Working in the realm of “concrete poetry,” Greenham utilizes language and her voice as the sample sources for her electronic manipulations. She splits, stretches, and splices words beyond signification into nuanced sonic patterns. Through adjusting the filter, pitches, and timbres of her words, the line between intelligible language and pure sound is often blurred. Stringing words in repetition in a manner that resembles dadaist poetry, Greenham’s pieces explore the overlap between text, performance, and abstraction. Pieces such as “Experience” compel listeners to make sense of each verbal sound before layering voice upon voice until they are overcome by pure vocal noise. Greenham’s music turns the voice into a Brechtian weapon against identification; the sign system of language is reduced to its pure source before our very ears. The highly recommended album LINGUAL MUSIC encompasses her recorded works from 1968-1984 and showcases one of the more unique interpretations of Schaeffer’s ideas behind musique concrète.
Michel Chion – REQUIEM
Favorite Tracks: “Requiem Aeternam,” “Evangile”

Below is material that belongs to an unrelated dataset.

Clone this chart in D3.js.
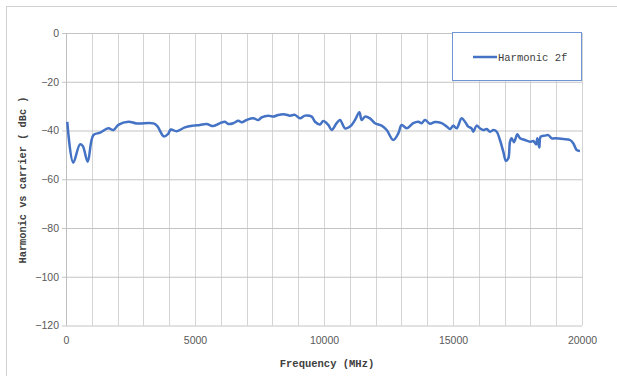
<!DOCTYPE html>
<html>
<head>
<meta charset="utf-8">
<script src="https://cdn.jsdelivr.net/npm/d3@7"></script>
<style>
    body { margin: 0; background: #fff; }
    svg { display: block; }
</style>
</head>
<body>
<svg id="chart" width="617" height="376"></svg>
<script>
// frequency (MHz) and harmonic level (dBc)
const freqs = [
    50, 280, 540, 650, 840, 1060, 1320, 1640, 1840, 2030, 2420, 2740, 3390, 3540,
    3790, 3950, 4060, 4290, 4610, 4935, 5190, 5450, 5710, 5970, 6160, 6290, 6485,
    6680, 6810, 7000, 7260, 7455, 7585, 7840, 8035, 8230, 8490, 8680, 8875, 9070,
    9265, 9525, 9650, 9845, 9975, 10165, 10300, 10490, 10620, 10815, 11010, 11200,
    11370, 11460, 11590, 11780, 11975, 12235, 12430, 12685, 12880, 13010, 13205,
    13460, 13655, 13785, 13915, 14110, 14300, 14560, 14755, 14885, 15010, 15140,
    15335, 15465, 15590, 15720, 15785, 15915, 16045, 16175, 16305, 16435, 16565,
    16695, 16820, 16950, 17050, 17145, 17210, 17275, 17365, 17495, 17600, 17790,
    17985, 18115, 18220, 18270, 18345, 18400, 18565, 18695, 18825, 18955, 19275,
    19535, 19665, 19795, 19920
];
const harmonic2f = [
    -36.5, -53.2, -45.7, -46.4, -52.8, -41.9, -40.9, -39.1, -39.8, -37.7, -36.4, -37.1, -37.1, -38.2,
    -42.4, -41.5, -39.6, -40.3, -38.7, -38.0, -37.7, -37.3, -38.2, -37.0, -36.4, -37.3, -37.0,
    -36.0, -36.6, -35.7, -35.0, -35.7, -34.6, -33.9, -34.3, -33.6, -33.4, -33.9, -33.6, -35.0,
    -33.9, -34.3, -36.4, -37.5, -36.1, -37.7, -39.8, -37.0, -35.7, -39.1, -38.4, -35.7,
    -32.5, -35.7, -34.3, -35.0, -37.0, -38.0, -39.8, -43.9, -41.2, -37.7, -39.1,
    -37.0, -36.4, -37.0, -35.7, -37.2, -36.5, -37.0, -38.4, -39.4, -38.0, -39.1,
    -35.0, -36.4, -38.4, -39.1, -40.5, -38.0, -39.1, -39.8, -39.4, -40.5, -39.8,
    -40.5, -43.9, -48.7, -52.5, -51.4, -44.6, -43.2, -44.8, -41.5, -43.2, -43.9,
    -44.6, -44.3, -45.7, -43.2, -47.0, -42.5, -42.1, -41.9, -43.2, -43.2, -43.5,
    -43.9, -45.3, -48.0, -48.4
];
const xTicks = [0, 5000, 10000, 15000, 20000];
const yTicks = [0, -20, -40, -60, -80, -100, -120];
const seriesName = "Harmonic 2f";

const svg = d3.select("#chart");
const data = freqs.map((f, i) => ({ f: f, v: harmonic2f[i] }));

const x = d3.scaleLinear().domain([0, 20000]).range([66, 582]);
const y = d3.scaleLinear().domain([-120, 0]).range([325.5, 33]);

// outer chart border
svg.append("rect")
    .attr("x", 6.5).attr("y", 6.5)
    .attr("width", 640).attr("height", 400)
    .attr("fill", "none")
    .attr("stroke", "#d0d0d0");

// vertical grid every 1000 MHz
svg.append("g")
    .selectAll("line")
    .data(d3.range(1000, 20001, 1000))
    .join("line")
    .attr("x1", (d) => Math.round(x(d)) + 0.5)
    .attr("x2", (d) => Math.round(x(d)) + 0.5)
    .attr("y1", y(0))
    .attr("y2", y(-120))
    .attr("stroke", "#d4d4d4");

// horizontal grid + y ticks
const yAxis = d3.axisLeft(y).tickValues(yTicks).tickSize(-(582 - 66)).tickPadding(7);
svg.append("g")
    .attr("transform", "translate(66,0)")
    .call(yAxis)
    .call((g) => g.select(".domain").remove())
    .call((g) => g.selectAll(".tick line").attr("stroke", "#c4c4c4").attr("x1", -4))
    .call((g) => g.selectAll(".tick text")
        .attr("fill", "#595959")
        .attr("font-family", "Liberation Sans, Arial, sans-serif")
        .attr("font-size", 10.5));

// left axis line
svg.append("line")
    .attr("x1", 66.5).attr("x2", 66.5)
    .attr("y1", y(0)).attr("y2", y(-120))
    .attr("stroke", "#bfbfbf");

const xAxis = d3.axisBottom(x).tickValues(xTicks).tickFormat(d3.format("d")).tickSize(0).tickPadding(11);
svg.append("g")
    .attr("transform", `translate(0,${y(-120)})`)
    .call(xAxis)
    .call((g) => g.select(".domain").remove())
    .call((g) => g.selectAll(".tick text")
        .attr("fill", "#595959")
        .attr("font-family", "Liberation Sans, Arial, sans-serif")
        .attr("font-size", 10.5));

// the series
const line = d3.line()
    .x((d) => x(d.f))
    .y((d) => y(d.v))
    .curve(d3.curveCatmullRom.alpha(0.5));

svg.append("path")
    .datum(data)
    .attr("d", line)
    .attr("fill", "none")
    .attr("stroke", "#4472c4")
    .attr("stroke-width", 2.5)
    .attr("stroke-linejoin", "round");

// axis titles
svg.append("text")
    .attr("x", 327)
    .attr("y", 367)
    .attr("text-anchor", "middle")
    .attr("font-family", "Liberation Mono, monospace")
    .attr("font-weight", "bold")
    .attr("font-size", 10.5)
    .attr("fill", "#404040")
    .text("Frequency (MHz)");

svg.append("text")
    .attr("transform", "translate(26,180) rotate(-90)")
    .attr("text-anchor", "middle")
    .attr("font-family", "Liberation Mono, monospace")
    .attr("font-weight", "bold")
    .attr("font-size", 10.3)
    .attr("fill", "#404040")
    .text("Harmonic vs carrier ( dBc )");

// legend box
const legend = svg.append("g");
legend.append("rect")
    .attr("x", 452.5).attr("y", 32.5)
    .attr("width", 129).attr("height", 48)
    .attr("fill", "#fff")
    .attr("stroke", "#6f95d6");
legend.append("line")
    .attr("x1", 473).attr("x2", 497)
    .attr("y1", 57).attr("y2", 57)
    .attr("stroke", "#4472c4")
    .attr("stroke-width", 2.5);
legend.append("text")
    .attr("x", 498)
    .attr("y", 60.5)
    .attr("font-family", "Liberation Mono, monospace")
    .attr("font-size", 10.5)
    .attr("fill", "#404040")
    .text(seriesName);
</script>
</body>
</html>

Beginning in the 1970s, Michel Chion served as an assistant to Pierre Schaeffer and became a member of the GRM and INA-GRM at the forefront of musique concrète. His piece “Requiem” (1973) is a head-on collision between old and new forms of music. A funeral mass serves as the framework from where Chion juxtaposes sound and text with such fury that almost all sense of familiarity is lost. Through his unorthodox reinterpretation of the mass, Chion asks the listener how old forms of music can reinvent themselves in the contemporary landscape. In a certain light, the piece can be read as a meditation on the loss of faith in the 20th century, but it also points toward an evolution of faith, the introduction of spirituality to new forms through the aberration of sound. Chion is also well known for his theoretical work on the audio-visual relationships and his book L´Audio-Vision. Son et image au cinéma is highly recommended.